Study links major floods in North America and Europe to “multi-decade ocean patterns,” says number of major floods has not increased overall

The number of major floods in natural rivers across Europe and North America has not increased overall during the past 80 years, rather the occurrence of major flooding in these two continents often varies with North Atlantic Ocean temperature patterns.

The study, titled Climate-driven variability in the occurrence of major floods across North America and Europe and published in the September issue of the Journal of Hydrology, found that the occurrence of major flooding in North America and Europe often varied due to Atlantic Multidecadal Oscillation (AMO). The National Oceanic and Atmospheric Administration describes AMO as “an ongoing series of long-duration changes in the sea surface temperature of the North Atlantic Ocean, with cool and warm phases that may last for 20-40 years at a time and a difference of about 1°F between extremes.”

“This study is unique in that it examined trends in major floods only – those with 25-year or longer return periods – that typically cause the most damage to infrastructure,” said U.S. Geological Survey (USGS) research hydrologist Glenn Hodgkins, who led an international team of scientists in the study. “We examined historical streamflow data from more than 1,200 diverse but minimally altered watersheds across two continents,” Hodgkins said in a press release last week.

Added co-author Paul Whitfield from the University of Saskatchewan: “We are fortunate that agencies in many countries had the foresight to establish reference hydrologic networks that provide the high quality long-term streamflow records that make this type of study possible.”

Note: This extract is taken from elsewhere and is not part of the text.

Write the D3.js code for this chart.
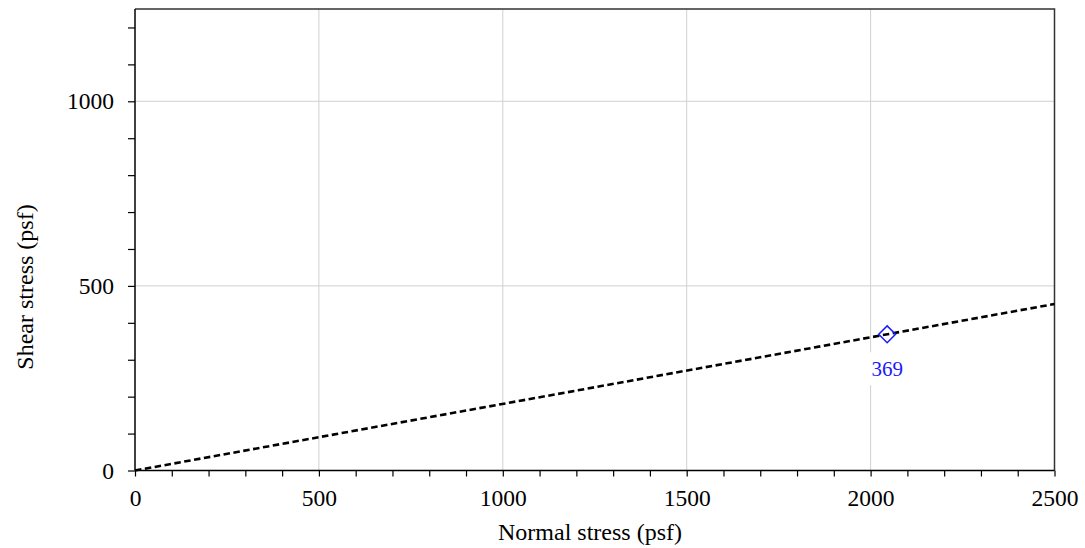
<!DOCTYPE html>
<html>
<head>
<meta charset="utf-8">
<script src="https://cdn.jsdelivr.net/npm/d3@7"></script>
<style>
    body { margin: 0; background: #fff; }
    svg text { font-family: "Liberation Serif", "Times New Roman", serif; }
</style>
</head>
<body>
<div id="chart"></div>
<script>
// values
var xMajor = [0, 500, 1000, 1500, 2000, 2500];
var yMajor = [0, 500, 1000];
var lineNormal = [0, 2500];
var lineShear = [0, 451];
var pointNormal = [2045];
var pointShear = [369];
var pointLabels = ["369"];

var margin = {top: 9, right: 30.5, bottom: 77.5, left: 135},
    width = 1085 - margin.left - margin.right,
    height = 548 - margin.top - margin.bottom;

var svg = d3.select("#chart").append("svg")
    .attr("width", 1085)
    .attr("height", 548);

var g = svg.append("g")
    .attr("transform", "translate(" + margin.left + "," + margin.top + ")");

var x = d3.scaleLinear().domain([0, 2500]).range([0, width]);
var y = d3.scaleLinear().domain([0, 1250]).range([height, 0]);

// grid
g.selectAll(".vgrid")
    .data(xMajor.slice(1, -1))
    .enter().append("line")
    .attr("x1", function(d) { return x(d); })
    .attr("x2", function(d) { return x(d); })
    .attr("y1", 0)
    .attr("y2", height)
    .style("stroke", "#d0d0d0")
    .style("stroke-width", 1);

g.selectAll(".hgrid")
    .data(yMajor.slice(1))
    .enter().append("line")
    .attr("x1", 0)
    .attr("x2", width)
    .attr("y1", function(d) { return y(d); })
    .attr("y2", function(d) { return y(d); })
    .style("stroke", "#d0d0d0")
    .style("stroke-width", 1);

// frame top/right
g.append("path")
    .attr("d", "M0,0H" + width + "V" + height)
    .style("fill", "none")
    .style("stroke", "#333")
    .style("stroke-width", 1.5);

// axes: minor ticks every 100, labels at 500
var xAxis = d3.axisBottom(x)
    .tickValues(d3.range(0, 2501, 100))
    .tickSize(6)
    .tickPadding(13)
    .tickFormat(function(d) { return d % 500 === 0 ? d : ""; });

var yAxis = d3.axisLeft(y)
    .tickValues(d3.range(0, 1201, 100))
    .tickSize(7)
    .tickPadding(14)
    .tickFormat(function(d) { return d % 500 === 0 ? d : ""; });

var gx = g.append("g")
    .attr("transform", "translate(0," + height + ")")
    .call(xAxis);

var gy = g.append("g").call(yAxis);

[gx, gy].forEach(function(a) {
    a.select(".domain").style("stroke", "#000").style("stroke-width", 1.5);
    a.selectAll(".tick line").style("stroke", "#000").style("stroke-width", 1.2);
    a.selectAll("text")
        .style("font-family", "Liberation Serif, serif")
        .style("font-size", "23.5px")
        .style("fill", "#000");
});
gy.select(".domain").attr("d", "M0," + height + "V0");
gx.select(".domain").attr("d", "M0,0H" + width);

// dashed failure line
var line = d3.line()
    .x(function(d) { return x(d[0]); })
    .y(function(d) { return y(d[1]); });

g.append("path")
    .datum(d3.zip(lineNormal, lineShear))
    .attr("d", line)
    .style("fill", "none")
    .style("stroke", "#000")
    .style("stroke-width", 2.6)
    .style("stroke-dasharray", "6.5,3.5");

// point + label
var pts = d3.zip(pointNormal, pointShear, pointLabels);

var labels = g.selectAll(".lab")
    .data(pts)
    .enter().append("g")
    .attr("transform", function(d) {
        return "translate(" + x(d[0]) + "," + y(d[1]) + ")";
    });

labels.append("rect")
    .attr("x", -21)
    .attr("y", 18)
    .attr("width", 42)
    .attr("height", 33)
    .style("fill", "#fff");

labels.append("text")
    .attr("y", 42)
    .attr("text-anchor", "middle")
    .style("font-size", "21px")
    .style("fill", "#1a1aff")
    .text(function(d) { return d[2]; });

labels.append("path")
    .attr("d", d3.symbol().type(d3.symbolDiamond2).size(180))
    .style("fill", "none")
    .style("stroke", "#1a1aff")
    .style("stroke-width", 1.5);

// titles
svg.append("text")
    .attr("x", 590)
    .attr("y", 540)
    .attr("text-anchor", "middle")
    .style("font-size", "24px")
    .text("Normal stress (psf)");

svg.append("text")
    .attr("transform", "translate(33,287) rotate(-90)")
    .attr("text-anchor", "middle")
    .style("font-size", "24px")
    .text("Shear stress (psf)");
</script>
</body>
</html>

USGS said in the release that the study findings are consistent with the Intergovernmental Panel on Climate Change conclusion that “globally there is no clear and widespread evidence of changes over time in flood magnitude or frequency in observed flood records.”

The organization noted that a common assumption is that because warmer air holds more water, climate warming will cause more frequent and intense precipitation and therefore more major flooding. “However, flood generating processes are often more complex,” the release said. “Other factors influencing the magnitude of floods include snowmelt runoff and soil moisture prior to rain events. Significant trends over time in the number of major floods varied according to watershed size, location, climate region, flood threshold, and period of record, indicating that generalizations about flood trends across large areas or a diversity of watershed types are ungrounded.”

The number of major floods in both North America and Europe varied with AMO, a measure of North Atlantic sea-surface temperature variability. During warm phases of the AMO, the number of major floods for many large watersheds in North America was reduced, while the number increased for medium-sized watersheds in Europe.

“Little research has been completed on the relation between major floods and ocean patterns such as the Atlantic Multidecadal Oscillation and the Pacific Decadal Oscillation,” a long-lived El Niño-like pattern of Pacific climate variability, study co-author Jamie Hannaford of the United Kingdom-based Centre for Ecology & Hydrology said in the release. “Our study shows that more research is needed to fully understand these connections.”

To be informative about climate-driven flood trends, watersheds that were subject to confounding human influences on flooding, such as urbanization and reservoir regulation, were screened out of this study, USGS explained in the release. Watersheds used in this study varied in size and other characteristics and were chosen to provide the most reliable and pertinent data. “The study has produced the most comprehensive international dataset of minimally altered watersheds yet assembled and is notable for the coverage of 13 countries across two continents,” USGS reported.